I made a right and planned to follow Rancheria out until about 2:30.  That would give me a half hour to get back to the fire road and I’d be on my way back to the car by 3.  I ran more than I thought I would….it reminded me a lot of Matt Davis and my run out to McKennan….until I came across a recently downed tree.  Apparently that was my cue to turn around.  Since one side was a cliff down to the lake and the other side was a hill up, there wasn’t a safe way to get around it.

So I turned and headed back toward the Wulflow shortcut….once I got there, I decided I’d try to take the long way back up.  Since I now had the map and all.  And the more of the course I saw, the better.  After about a half of a mile, I thought better of it and turned to head back the way I came.  I didn’t know how far it was that way, I didn’t have a good track record with not getting lost, and my lungs were just about done.  So, up I went.  It was actually a lot further than I remembered, and at some point I realized I didn’t really know exactly how to get back to the car.  I mean, there was always the road, so I wasn’t completely lost.

And that’s where the adventure began.  At one point, I thought I was at the fire road that brought me down to the trails (conveniently named fire road….as was the other one), so up I went….of course it wasn’t the right road and I just ended up in someone’s campsite.  So, back down I went.  Lots of time with the map…..of course not all the trails are on the map, so lots of potential for some brief wrong turns.  Finally, I got back to where there were some markings and an exit to the road….and other runners.  Of course, rather than ask them if they knew where Lone Rock was, I just picked a direction and started jogging down the road.  After spending the last two miles trying to get off the trails, I was all set with guessing games for now.

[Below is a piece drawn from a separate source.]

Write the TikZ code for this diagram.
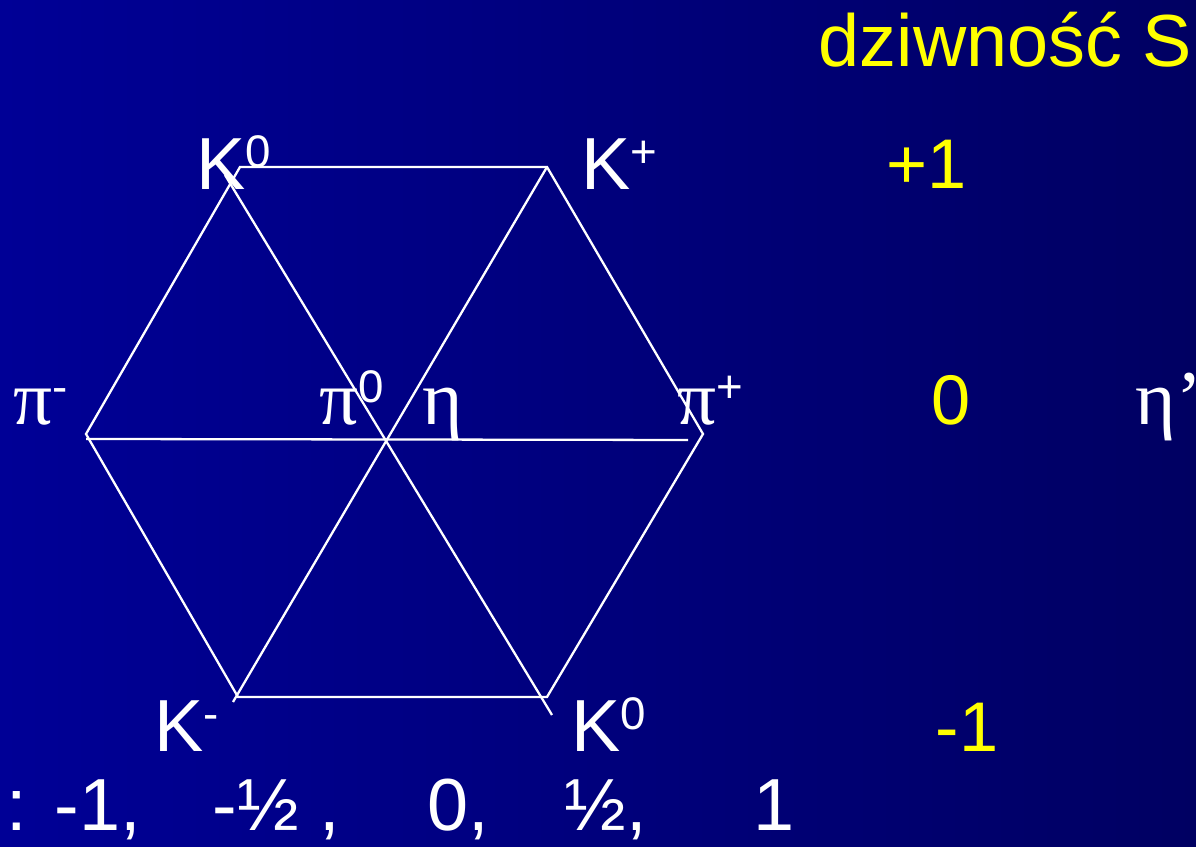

So, down the hill I went.  Past a closed parking lot/event site…I think I remember passing that on the way in….around several more corners, I kept thinking I would see the lot, to no avail.  Until…..there was…..

No Name Flat.

Really?!  Seriously?!  I had only run about a mile in the wrong direction.  Ugh.  Poor lungs.  Across the road and back I went….a couple of cars went by…for a fleeting moment, I thought about flagging someone down for a ride.  Let’s not pretend it would be the first time.

Thankfully, it didn’t take too terribly long to get back to where I was and then literally around the corner was Lone Rock.  Steps from where I’d come off the trail.  Awesome.  Only me.  Despite being desperate to be back at the car, I looked down to see that I was at 13.8 miles.  Can’t have that, so I took a couple of laps around the parking lot to make 14.  And of course as I was doing so, I thought about what a great day I’d had on the trails.  How much fun it was being caked in mud.  And how I couldn’t wait for next time.  All of this now that I was back in sight of the car of course.

The best part, once I got home and looked at Strava, I was actually on the race course, if not all day, close to it.  So that’s good.  The giant hill I ran down – definitely Madrone.  The Cove trail….it’s actually Rancheria.  Apparently Strava decided to call it something else.  Or the course map did….or something.  Oh well….was a fun adventure and I’m glad I saw a lot of the course.

I also came home to an email from the race director – there’s the potential for a training run that will let me see all of the course.  Hopefully it works out…..not too close to Way Too Cool, not too early since it’s two hours away, etc., etc.  He’s also planted some water on the course for people training and let us know what local water is potable.  It also looks like one of the creeks is 18 inches deep….good times.  Sounds like I’ll be running in shorts.  I never wear shorts.  Hopefully it’s warm.

Now, I’m hungry….where is my pizza.  And that hot toddy I’ve been thinking about since about mile six.

Next up – three hill repeats on fox trail tomorrow…because I hate myself or I need to get ready for goat hill.  Or maybe both.  And, barring any madness, I should hit 100+ miles for January.  Not bad for the sick girl ;).